## Required task:
Produce nothing but an exact copy of the lines from the one containing "Rebuild this chart" through the one containing "Chart.register(...registerables);", and do not carry over pictures.

## Data rows:
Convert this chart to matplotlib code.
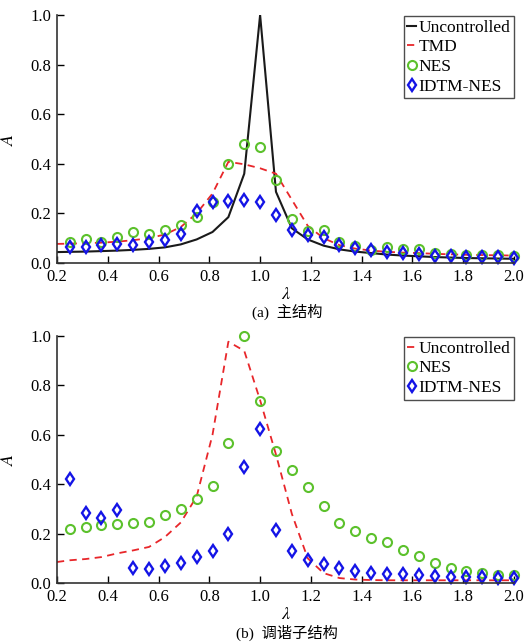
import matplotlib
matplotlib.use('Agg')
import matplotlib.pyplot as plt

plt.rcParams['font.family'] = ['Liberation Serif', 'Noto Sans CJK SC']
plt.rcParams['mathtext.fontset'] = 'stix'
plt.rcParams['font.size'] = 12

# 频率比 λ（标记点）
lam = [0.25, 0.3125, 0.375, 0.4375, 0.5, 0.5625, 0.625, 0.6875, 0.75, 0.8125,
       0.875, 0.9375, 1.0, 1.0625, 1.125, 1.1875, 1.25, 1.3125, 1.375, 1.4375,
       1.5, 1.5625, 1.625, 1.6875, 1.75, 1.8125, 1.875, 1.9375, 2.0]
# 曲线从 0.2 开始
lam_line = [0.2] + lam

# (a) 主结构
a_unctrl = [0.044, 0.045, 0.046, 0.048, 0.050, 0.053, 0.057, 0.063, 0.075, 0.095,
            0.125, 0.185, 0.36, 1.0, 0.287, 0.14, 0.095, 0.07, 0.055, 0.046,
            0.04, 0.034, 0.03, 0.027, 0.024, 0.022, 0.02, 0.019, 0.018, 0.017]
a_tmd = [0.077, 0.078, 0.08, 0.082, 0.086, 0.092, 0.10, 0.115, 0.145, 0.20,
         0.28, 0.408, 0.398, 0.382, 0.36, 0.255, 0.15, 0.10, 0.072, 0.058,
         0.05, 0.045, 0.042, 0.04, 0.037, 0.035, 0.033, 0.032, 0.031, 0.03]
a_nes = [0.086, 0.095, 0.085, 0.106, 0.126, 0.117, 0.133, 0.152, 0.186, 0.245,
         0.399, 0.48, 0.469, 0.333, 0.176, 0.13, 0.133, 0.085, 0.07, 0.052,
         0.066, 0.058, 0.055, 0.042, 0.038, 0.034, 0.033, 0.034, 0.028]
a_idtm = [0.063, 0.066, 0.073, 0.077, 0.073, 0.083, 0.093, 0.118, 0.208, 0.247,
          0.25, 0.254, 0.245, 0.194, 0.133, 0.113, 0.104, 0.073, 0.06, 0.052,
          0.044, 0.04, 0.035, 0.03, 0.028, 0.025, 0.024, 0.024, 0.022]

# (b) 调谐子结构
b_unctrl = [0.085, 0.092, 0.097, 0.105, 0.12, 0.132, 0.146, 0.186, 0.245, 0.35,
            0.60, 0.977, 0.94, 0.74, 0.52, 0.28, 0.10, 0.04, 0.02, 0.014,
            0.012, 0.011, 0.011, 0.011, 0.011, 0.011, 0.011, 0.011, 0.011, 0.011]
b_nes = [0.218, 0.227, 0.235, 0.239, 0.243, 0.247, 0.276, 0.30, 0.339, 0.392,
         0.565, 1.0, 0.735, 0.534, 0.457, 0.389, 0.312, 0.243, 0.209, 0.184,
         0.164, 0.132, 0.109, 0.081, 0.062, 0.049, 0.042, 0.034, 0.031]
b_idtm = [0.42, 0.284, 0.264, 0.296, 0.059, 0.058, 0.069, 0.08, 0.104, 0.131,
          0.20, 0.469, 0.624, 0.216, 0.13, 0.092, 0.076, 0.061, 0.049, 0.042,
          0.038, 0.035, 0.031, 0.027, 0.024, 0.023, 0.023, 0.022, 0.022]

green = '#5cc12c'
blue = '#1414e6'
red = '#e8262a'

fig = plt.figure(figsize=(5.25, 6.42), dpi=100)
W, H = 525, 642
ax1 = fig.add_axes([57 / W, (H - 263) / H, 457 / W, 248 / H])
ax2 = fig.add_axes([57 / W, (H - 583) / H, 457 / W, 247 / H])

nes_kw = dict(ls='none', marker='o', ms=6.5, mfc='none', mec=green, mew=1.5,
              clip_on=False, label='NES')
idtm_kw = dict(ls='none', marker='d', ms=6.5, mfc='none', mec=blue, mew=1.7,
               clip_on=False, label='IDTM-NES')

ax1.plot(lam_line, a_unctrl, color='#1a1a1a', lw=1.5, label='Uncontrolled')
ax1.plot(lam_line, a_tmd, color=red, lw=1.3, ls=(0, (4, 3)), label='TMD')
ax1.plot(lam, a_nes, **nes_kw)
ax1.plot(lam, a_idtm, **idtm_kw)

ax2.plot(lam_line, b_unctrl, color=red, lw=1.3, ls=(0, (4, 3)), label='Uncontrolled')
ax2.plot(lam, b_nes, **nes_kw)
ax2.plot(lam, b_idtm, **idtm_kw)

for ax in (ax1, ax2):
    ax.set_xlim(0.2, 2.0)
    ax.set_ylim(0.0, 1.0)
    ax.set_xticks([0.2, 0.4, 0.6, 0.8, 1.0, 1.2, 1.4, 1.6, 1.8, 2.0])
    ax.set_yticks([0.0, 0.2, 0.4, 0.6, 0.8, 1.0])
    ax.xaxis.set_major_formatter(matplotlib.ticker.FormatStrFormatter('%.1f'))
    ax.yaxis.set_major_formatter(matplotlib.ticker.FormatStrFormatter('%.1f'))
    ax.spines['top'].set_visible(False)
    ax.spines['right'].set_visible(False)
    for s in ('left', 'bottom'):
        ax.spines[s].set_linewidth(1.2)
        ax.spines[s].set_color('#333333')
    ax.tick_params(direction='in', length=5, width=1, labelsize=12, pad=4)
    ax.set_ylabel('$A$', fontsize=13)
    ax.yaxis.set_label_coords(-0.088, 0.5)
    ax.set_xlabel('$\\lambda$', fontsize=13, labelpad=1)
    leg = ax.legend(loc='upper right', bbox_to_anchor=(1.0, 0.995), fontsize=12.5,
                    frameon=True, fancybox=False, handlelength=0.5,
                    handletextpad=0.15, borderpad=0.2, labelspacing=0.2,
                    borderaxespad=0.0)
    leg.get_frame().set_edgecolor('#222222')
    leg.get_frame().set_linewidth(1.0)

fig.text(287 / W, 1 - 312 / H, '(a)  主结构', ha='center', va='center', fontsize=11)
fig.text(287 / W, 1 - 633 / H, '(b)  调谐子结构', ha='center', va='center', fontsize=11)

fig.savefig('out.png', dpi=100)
==
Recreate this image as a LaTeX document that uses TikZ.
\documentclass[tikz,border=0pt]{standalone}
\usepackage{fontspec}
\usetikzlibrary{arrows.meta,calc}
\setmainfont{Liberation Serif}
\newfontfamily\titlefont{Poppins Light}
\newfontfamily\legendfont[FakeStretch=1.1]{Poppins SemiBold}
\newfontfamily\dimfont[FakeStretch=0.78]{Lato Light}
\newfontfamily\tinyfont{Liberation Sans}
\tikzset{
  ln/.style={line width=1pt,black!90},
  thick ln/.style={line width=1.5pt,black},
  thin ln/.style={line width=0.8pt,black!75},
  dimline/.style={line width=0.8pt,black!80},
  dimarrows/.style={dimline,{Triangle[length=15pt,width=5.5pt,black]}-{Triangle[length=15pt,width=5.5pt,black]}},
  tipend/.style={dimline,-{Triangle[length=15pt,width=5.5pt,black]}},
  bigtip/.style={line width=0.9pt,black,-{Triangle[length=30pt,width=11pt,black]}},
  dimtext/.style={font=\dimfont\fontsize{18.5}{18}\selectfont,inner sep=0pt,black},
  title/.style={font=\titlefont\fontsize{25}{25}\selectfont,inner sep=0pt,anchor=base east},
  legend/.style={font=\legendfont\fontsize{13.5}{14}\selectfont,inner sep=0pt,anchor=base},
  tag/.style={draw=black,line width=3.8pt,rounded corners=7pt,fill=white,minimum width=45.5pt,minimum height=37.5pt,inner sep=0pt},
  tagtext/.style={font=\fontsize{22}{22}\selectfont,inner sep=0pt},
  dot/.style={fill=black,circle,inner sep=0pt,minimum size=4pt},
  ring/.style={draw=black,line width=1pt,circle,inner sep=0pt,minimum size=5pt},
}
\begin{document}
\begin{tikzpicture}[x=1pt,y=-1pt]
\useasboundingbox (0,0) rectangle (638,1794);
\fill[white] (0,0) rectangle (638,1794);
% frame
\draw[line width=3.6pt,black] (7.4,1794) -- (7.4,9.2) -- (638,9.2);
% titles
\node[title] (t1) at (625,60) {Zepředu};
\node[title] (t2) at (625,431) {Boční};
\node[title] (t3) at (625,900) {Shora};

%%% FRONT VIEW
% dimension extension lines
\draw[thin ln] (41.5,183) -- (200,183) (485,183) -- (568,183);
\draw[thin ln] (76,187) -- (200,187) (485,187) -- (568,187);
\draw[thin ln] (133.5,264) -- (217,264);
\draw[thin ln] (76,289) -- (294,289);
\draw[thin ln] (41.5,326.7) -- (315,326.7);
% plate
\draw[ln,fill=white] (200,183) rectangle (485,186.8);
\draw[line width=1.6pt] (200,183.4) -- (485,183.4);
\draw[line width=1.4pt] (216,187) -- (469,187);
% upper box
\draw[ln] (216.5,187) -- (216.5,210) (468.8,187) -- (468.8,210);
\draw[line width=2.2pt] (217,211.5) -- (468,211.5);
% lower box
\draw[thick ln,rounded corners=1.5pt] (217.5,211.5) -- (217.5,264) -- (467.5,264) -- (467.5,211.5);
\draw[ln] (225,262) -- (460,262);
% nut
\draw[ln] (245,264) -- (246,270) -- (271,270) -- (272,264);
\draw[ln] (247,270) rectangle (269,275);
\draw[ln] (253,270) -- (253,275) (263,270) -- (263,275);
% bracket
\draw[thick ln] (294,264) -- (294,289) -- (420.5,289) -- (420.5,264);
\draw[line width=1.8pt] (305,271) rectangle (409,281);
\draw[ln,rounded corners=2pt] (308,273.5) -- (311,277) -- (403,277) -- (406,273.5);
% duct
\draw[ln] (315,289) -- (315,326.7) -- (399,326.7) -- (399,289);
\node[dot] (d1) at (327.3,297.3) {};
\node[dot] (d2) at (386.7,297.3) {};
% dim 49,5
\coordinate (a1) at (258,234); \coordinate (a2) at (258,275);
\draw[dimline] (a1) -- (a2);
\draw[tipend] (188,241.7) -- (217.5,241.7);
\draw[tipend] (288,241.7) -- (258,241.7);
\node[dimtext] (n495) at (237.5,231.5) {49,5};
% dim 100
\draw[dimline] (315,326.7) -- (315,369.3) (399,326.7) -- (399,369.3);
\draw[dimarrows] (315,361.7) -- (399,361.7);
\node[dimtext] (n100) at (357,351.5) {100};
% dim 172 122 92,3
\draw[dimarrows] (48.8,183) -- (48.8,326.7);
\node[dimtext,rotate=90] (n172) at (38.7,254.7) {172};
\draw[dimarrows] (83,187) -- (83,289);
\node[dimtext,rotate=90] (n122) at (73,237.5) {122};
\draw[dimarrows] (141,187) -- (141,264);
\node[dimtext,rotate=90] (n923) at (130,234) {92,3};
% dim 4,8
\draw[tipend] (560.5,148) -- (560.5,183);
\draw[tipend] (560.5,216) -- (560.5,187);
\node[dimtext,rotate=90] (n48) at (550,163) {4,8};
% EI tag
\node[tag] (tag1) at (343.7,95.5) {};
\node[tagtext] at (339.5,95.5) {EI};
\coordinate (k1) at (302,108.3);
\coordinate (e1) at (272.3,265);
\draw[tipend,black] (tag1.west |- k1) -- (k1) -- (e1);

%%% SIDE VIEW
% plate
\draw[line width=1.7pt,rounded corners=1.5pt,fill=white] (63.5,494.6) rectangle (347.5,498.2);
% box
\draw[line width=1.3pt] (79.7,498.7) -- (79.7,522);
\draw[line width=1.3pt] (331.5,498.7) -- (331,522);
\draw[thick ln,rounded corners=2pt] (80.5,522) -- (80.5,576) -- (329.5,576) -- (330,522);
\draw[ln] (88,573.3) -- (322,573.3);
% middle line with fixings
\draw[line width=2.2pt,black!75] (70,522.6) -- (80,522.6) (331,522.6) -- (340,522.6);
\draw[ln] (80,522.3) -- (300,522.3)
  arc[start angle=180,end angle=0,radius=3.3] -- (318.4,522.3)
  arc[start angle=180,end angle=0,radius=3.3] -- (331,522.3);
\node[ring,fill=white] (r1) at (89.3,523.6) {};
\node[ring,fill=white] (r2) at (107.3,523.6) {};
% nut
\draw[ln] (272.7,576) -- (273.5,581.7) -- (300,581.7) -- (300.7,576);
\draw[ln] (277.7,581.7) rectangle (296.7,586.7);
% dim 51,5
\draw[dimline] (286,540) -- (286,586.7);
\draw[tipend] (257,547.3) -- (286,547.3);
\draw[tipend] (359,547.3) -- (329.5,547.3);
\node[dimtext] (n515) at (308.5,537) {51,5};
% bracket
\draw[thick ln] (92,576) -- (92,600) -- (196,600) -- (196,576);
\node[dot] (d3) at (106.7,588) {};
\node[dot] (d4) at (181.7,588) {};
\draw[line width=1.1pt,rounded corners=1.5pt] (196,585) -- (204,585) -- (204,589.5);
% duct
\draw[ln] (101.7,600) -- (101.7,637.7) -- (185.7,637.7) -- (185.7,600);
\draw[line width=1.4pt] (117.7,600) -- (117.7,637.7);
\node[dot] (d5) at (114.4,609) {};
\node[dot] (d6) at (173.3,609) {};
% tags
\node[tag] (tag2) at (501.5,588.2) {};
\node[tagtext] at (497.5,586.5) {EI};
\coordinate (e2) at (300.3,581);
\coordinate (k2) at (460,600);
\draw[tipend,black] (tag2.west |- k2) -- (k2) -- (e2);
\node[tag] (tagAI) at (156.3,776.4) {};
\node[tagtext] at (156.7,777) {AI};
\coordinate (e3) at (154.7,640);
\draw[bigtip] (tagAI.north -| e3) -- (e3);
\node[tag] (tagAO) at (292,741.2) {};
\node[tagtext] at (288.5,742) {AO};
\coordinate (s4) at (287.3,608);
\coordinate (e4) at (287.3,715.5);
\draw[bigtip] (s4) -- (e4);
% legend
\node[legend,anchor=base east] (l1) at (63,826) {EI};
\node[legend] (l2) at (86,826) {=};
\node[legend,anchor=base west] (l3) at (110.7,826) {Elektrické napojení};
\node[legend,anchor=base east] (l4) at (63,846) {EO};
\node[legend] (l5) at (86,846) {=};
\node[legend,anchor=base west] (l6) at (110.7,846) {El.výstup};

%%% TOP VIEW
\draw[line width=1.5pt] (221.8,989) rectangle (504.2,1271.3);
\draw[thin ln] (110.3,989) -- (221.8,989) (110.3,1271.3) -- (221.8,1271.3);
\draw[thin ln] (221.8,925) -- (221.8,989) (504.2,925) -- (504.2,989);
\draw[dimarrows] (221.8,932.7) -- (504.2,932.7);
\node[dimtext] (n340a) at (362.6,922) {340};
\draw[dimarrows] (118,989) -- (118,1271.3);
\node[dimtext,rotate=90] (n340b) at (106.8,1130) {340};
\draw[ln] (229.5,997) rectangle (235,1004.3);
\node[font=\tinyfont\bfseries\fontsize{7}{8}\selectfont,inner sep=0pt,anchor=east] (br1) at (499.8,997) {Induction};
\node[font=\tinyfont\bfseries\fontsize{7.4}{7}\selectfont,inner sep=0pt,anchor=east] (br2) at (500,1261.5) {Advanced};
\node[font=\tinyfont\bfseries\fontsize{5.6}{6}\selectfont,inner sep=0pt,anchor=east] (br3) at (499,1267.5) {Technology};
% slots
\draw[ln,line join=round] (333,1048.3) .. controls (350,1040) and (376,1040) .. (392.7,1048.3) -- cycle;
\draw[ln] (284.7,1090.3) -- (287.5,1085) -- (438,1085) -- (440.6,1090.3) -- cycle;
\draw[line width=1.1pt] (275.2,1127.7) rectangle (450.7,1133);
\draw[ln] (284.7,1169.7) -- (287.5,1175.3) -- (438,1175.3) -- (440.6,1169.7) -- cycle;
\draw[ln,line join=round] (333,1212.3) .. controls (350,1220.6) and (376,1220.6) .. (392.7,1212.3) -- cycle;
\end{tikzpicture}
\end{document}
...
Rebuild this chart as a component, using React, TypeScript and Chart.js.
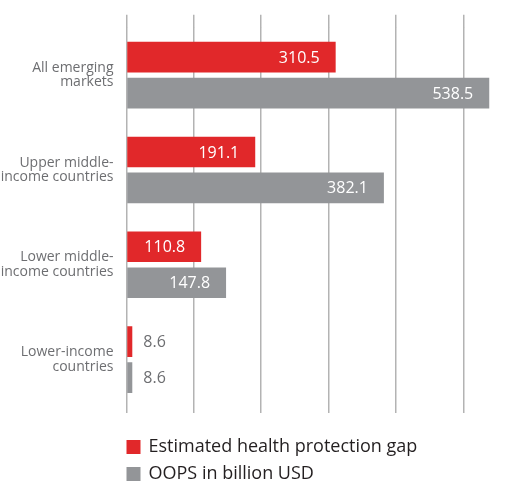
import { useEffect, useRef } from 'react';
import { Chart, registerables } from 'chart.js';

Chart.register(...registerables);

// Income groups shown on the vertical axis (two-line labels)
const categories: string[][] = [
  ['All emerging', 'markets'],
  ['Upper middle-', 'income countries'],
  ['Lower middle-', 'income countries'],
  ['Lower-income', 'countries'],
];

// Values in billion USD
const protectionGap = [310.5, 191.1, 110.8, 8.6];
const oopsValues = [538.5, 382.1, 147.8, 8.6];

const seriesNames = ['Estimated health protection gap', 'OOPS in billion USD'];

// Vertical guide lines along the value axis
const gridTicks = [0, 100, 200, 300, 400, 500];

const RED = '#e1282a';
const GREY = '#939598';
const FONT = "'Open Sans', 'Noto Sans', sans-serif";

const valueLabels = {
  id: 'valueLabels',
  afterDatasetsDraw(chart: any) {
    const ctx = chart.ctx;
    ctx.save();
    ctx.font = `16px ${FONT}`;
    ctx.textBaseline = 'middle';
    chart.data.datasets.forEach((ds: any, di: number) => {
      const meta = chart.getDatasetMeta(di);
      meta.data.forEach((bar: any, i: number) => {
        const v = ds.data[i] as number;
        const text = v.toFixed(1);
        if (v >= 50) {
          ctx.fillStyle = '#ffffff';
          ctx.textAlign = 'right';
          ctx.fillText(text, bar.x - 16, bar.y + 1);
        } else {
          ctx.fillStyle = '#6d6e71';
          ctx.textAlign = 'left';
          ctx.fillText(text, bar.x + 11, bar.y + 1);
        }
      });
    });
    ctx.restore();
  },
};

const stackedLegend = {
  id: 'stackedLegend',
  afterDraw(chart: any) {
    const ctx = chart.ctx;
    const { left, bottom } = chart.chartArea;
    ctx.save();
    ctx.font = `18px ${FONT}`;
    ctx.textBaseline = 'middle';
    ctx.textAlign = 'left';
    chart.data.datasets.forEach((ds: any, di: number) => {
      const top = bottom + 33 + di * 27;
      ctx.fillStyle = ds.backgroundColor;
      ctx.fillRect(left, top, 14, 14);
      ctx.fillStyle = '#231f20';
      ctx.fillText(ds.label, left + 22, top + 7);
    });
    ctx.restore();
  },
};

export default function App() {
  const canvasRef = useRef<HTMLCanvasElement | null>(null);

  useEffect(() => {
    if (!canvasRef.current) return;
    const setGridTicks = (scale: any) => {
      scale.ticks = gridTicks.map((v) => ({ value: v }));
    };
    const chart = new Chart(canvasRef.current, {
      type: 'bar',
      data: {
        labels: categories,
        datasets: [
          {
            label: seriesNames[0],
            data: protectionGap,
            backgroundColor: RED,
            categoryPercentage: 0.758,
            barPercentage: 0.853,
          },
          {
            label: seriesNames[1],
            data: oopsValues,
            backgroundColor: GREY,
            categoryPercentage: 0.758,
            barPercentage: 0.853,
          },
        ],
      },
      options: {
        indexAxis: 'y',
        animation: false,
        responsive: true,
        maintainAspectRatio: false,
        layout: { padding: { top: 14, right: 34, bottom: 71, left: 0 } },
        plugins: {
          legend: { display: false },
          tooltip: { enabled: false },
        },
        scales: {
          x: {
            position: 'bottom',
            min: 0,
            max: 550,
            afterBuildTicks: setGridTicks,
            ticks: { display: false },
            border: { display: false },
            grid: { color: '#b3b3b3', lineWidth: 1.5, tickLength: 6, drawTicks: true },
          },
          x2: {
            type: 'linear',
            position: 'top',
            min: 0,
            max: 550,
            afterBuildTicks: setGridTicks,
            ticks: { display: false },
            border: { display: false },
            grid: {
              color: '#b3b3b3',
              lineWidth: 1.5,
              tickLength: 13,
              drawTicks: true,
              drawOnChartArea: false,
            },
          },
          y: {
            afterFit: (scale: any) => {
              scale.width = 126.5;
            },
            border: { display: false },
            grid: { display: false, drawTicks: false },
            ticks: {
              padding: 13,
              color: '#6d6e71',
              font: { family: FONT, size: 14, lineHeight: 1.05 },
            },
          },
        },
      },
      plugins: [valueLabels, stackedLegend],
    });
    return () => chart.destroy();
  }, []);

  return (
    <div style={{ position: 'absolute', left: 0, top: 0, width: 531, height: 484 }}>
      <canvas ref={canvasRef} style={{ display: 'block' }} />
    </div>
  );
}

## Written solution:
Rebuild this chart as a component, using React, TypeScript and Chart.js.
import { useEffect, useRef } from 'react';
import { Chart, registerables } from 'chart.js';

Chart.register(...registerables);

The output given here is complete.